Problem/Motivation
Trivia: The 'Great Wall of China' was built to protect Chinese farmers' crops from Mongolian raiders. This metaphorically captures the scraping issue faced by Drupal CMS users (webmasters, individuals, and corporations).
On June 26, 2024, one website served 9.5K pages in 120 minutes from two sources: the US and Germany. These are clearly data scrapers, not human readers.
Each page takes about 260 minutes to collaboratively write, excluding moderation and editing. Therefore, 41,000 hours (2,470,000 minutes) of work was scraped in just 2 hours.
This is convenient for scrapers but extremely detrimental to content creators. Website reputation is built one page at a time and remains relevant in search results for only a short period.

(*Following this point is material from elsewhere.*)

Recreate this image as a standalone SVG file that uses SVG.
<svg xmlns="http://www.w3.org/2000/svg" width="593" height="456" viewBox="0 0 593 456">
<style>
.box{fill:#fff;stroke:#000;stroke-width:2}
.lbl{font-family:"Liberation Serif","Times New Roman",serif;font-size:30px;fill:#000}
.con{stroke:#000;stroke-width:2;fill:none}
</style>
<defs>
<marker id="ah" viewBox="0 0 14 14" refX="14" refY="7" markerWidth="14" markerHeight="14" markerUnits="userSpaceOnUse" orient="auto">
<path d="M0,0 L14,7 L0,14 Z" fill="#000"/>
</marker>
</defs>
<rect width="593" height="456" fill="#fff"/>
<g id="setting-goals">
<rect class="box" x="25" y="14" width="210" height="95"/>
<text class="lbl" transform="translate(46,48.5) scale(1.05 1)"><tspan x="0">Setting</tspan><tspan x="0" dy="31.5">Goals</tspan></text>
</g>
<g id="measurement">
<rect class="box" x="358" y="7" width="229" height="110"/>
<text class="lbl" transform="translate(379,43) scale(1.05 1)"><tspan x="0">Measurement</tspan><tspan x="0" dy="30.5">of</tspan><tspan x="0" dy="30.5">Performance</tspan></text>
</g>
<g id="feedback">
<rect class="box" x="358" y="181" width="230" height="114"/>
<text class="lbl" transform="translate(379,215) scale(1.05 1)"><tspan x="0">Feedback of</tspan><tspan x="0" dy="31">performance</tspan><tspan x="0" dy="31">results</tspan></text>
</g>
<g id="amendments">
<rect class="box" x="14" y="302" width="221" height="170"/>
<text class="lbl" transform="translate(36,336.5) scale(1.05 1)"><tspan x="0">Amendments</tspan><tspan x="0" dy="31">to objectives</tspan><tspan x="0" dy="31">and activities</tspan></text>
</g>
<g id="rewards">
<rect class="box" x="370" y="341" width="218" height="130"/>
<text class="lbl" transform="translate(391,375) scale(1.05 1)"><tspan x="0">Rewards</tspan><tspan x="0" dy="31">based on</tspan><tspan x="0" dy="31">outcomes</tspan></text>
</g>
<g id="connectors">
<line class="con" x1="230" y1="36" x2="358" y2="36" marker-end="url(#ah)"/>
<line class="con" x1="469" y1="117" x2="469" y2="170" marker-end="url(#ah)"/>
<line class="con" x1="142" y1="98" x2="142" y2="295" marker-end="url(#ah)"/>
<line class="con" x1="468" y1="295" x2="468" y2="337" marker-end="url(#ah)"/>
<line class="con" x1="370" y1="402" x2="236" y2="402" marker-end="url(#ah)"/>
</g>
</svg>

To rank in the top 10 search results, we employ metatags, Schema.org, URL-friendly paths, tokens, and more. A well-crafted content page waits for a crawl and validation, which can take days or even months in search systems, but it is often scraped and updated before that process completes.

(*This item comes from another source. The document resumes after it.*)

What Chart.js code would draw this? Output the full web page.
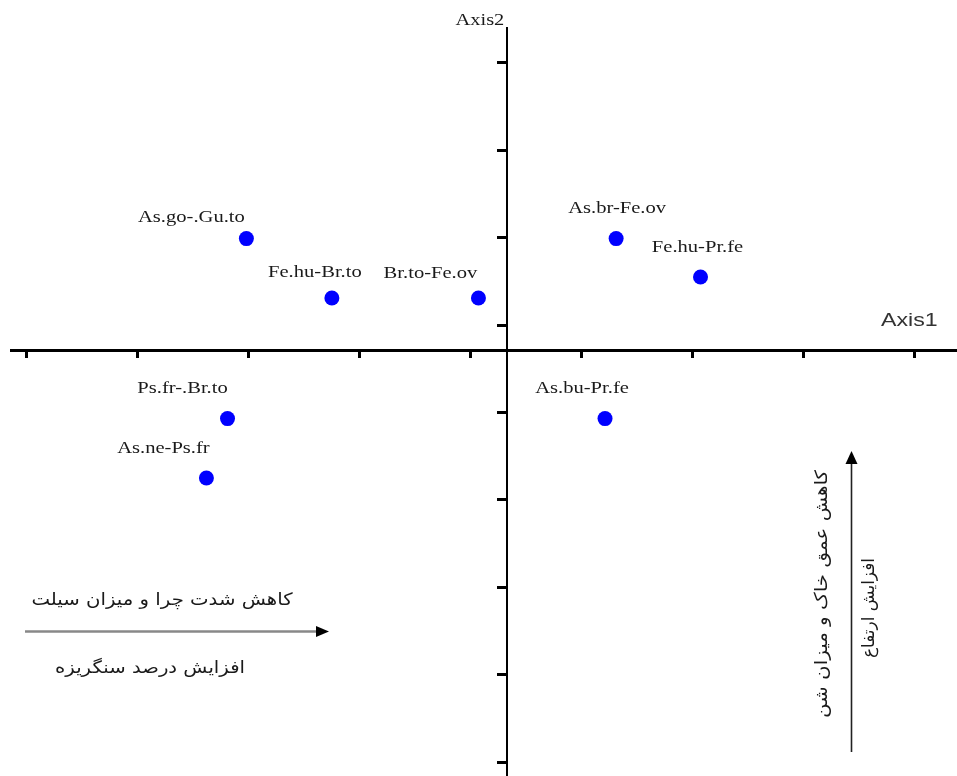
<!DOCTYPE html>
<html><head><meta charset="utf-8">
<script src="https://cdn.jsdelivr.net/npm/chart.js@4/dist/chart.umd.min.js"></script>
<style>html,body{margin:0;padding:0;background:#fff;overflow:hidden}#wrap{width:957px;height:776px}</style>
</head><body><div id="wrap"><canvas id="c" width="957" height="776"></canvas></div>
<script>
// ---- data ----
const siteLabels = ['As.go-.Gu.to','Fe.hu-Br.to','Br.to-Fe.ov','As.br-Fe.ov','Fe.hu-Pr.fe','Ps.fr-.Br.to','As.ne-Ps.fr','As.bu-Pr.fe'];
const axis1Scores = [-2.35, -1.58, -0.26, 0.98, 1.74, -2.52, -2.71, 0.88];
const axis2Scores = [1.28, 0.60, 0.60, 1.28, 0.84, -0.78, -1.46, -0.78];
const axis1Ticks = [-4.33, -3.33, -2.33, -1.33, -0.33, 0.67, 1.67, 2.67, 3.67];
const axis2Ticks = [3.29, 2.29, 1.29, 0.29, -0.71, -1.71, -2.71, -3.71, -4.71];
const axis1Range = [-4.47, 4.05];
const axis2Range = [-4.87, 3.69];
const axis1Title = 'Axis1';
const axis2Title = 'Axis2';
const gradientXTop = 'کاهش شدت چرا و میزان سیلت';
const gradientXBottom = 'افزایش درصد سنگریزه';
const gradientYLeft = 'کاهش عمق خاک و میزان شن';
const gradientYRight = 'افزایش ارتفاع';

// ---- label placement (pixels relative to each point) ----
const labelOffsets = [[-55,-17],[-17,-21],[-48,-20],[1,-26],[-3,-25],[-45,-26],[-43,-25],[-23,-26]];

const points = axis1Scores.map((v,i)=>({x:v, y:axis2Scores[i]}));

function stretchText(ctx, text, x, y, sx){
  ctx.save(); ctx.translate(x,y); ctx.scale(sx,1); ctx.fillText(text,0,0); ctx.restore();
}
function fitText(ctx, text, cx, cy, target, rot){
  const w = ctx.measureText(text).width;
  ctx.save(); ctx.translate(cx,cy); if(rot) ctx.rotate(rot); ctx.scale(target/w,1);
  ctx.textAlign='center'; ctx.textBaseline='middle'; ctx.fillText(text,0,0); ctx.restore();
}

const annotate = {
  id:'annotate',
  afterDatasetsDraw(chart){
    const ctx = chart.ctx;
    const meta = chart.getDatasetMeta(0);
    ctx.save();
    ctx.fillStyle = '#1a1a1a';
    ctx.font = '17px "Liberation Serif", "Times New Roman", serif';
    ctx.textAlign = 'center'; ctx.textBaseline = 'alphabetic';
    meta.data.forEach((el,i)=>{
      stretchText(ctx, siteLabels[i], el.x + labelOffsets[i][0], el.y + labelOffsets[i][1], 1.21);
    });
    // axis titles
    const xs = chart.scales.x;
    ctx.textAlign = 'right';
    stretchText(ctx, axis2Title, xs.getPixelForValue(0) - 3, 25, 1.2);
    ctx.fillStyle = '#333';
    ctx.font = '19px "Liberation Sans", Arial, sans-serif';
    ctx.textAlign = 'left';
    stretchText(ctx, axis1Title, 881, 326, 1.22);

    // horizontal gradient arrow
    ctx.strokeStyle = '#888'; ctx.lineWidth = 2.5;
    ctx.beginPath(); ctx.moveTo(25, 631.5); ctx.lineTo(317, 631.5); ctx.stroke();
    ctx.fillStyle = '#000';
    ctx.beginPath(); ctx.moveTo(316, 626); ctx.lineTo(329, 631.5); ctx.lineTo(316, 637); ctx.closePath(); ctx.fill();
    // vertical gradient arrow
    ctx.strokeStyle = '#222'; ctx.lineWidth = 1.6;
    ctx.beginPath(); ctx.moveTo(851.5, 752); ctx.lineTo(851.5, 462); ctx.stroke();
    ctx.beginPath(); ctx.moveTo(845.5, 464); ctx.lineTo(851.5, 451); ctx.lineTo(857.5, 464); ctx.closePath(); ctx.fill();

    ctx.fillStyle = '#1a1a1a';
    ctx.font = '17px "DejaVu Sans", sans-serif';
    fitText(ctx, gradientXTop, 162, 601, 261, 0);
    fitText(ctx, gradientXBottom, 150, 669, 190, 0);
    fitText(ctx, gradientYLeft, 823, 594, 248, -Math.PI/2);
    fitText(ctx, gradientYRight, 870, 608, 100, -Math.PI/2);
    ctx.restore();
  }
};

new Chart(document.getElementById('c'), {
  type:'scatter',
  data:{datasets:[{data:points, backgroundColor:'#0000ff', borderColor:'#0000ff', pointRadius:7.5, pointHoverRadius:7.5, borderWidth:0}]},
  options:{
    responsive:false, animation:false, devicePixelRatio:1,
    layout:{autoPadding:false, padding:{left:11, top:28, right:0, bottom:0}},
    plugins:{legend:{display:false}, tooltip:{enabled:false}},
    scales:{
      x:{type:'linear', min:axis1Range[0], max:axis1Range[1], position:{y:0},
         afterFit(s){s.height=0;},
         afterBuildTicks(s){s.ticks = axis1Ticks.map(v=>({value:v}));},
         ticks:{display:false},
         grid:{drawOnChartArea:false, drawTicks:true, tickLength:6, lineWidth:3, color:'#000', tickColor:'#000'},
         border:{display:true, width:3, color:'#000'}},
      y:{type:'linear', min:axis2Range[0], max:axis2Range[1], position:{x:0},
         afterFit(s){s.width=0;},
         afterBuildTicks(s){s.ticks = axis2Ticks.map(v=>({value:v}));},
         ticks:{display:false},
         grid:{drawOnChartArea:false, drawTicks:true, tickLength:9, lineWidth:3, color:'#000', tickColor:'#000'},
         border:{display:true, width:2, color:'#000'}}
    }
  },
  plugins:[annotate]
});
</script></body></html>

I've observed that glossary and archive views are prime targets for updates, but XML sitemaps reveal everything despite our efforts to optimize them for search engines.
Proposed resolution
Drupal is a powerful content management system, but with the rise of AI, there's an increasing need to protect content from bots and automated scripts that scrape and update data. To address this, Drupal must incorporate mechanisms to slow down and limit page views from a single IP address, such as by triggering a captcha.
Websites are built by humans for humans, requiring significant time, creativity, and expertise to create valuable resources. The goal is not to enhance AI intelligence but to foster communities and assist people. Therefore, integrating robust bot mitigation strategies into Drupal's core will attract more serious users to the platform, ensuring the content is protected and the community thrives.
Thank you, for your time.
Jo.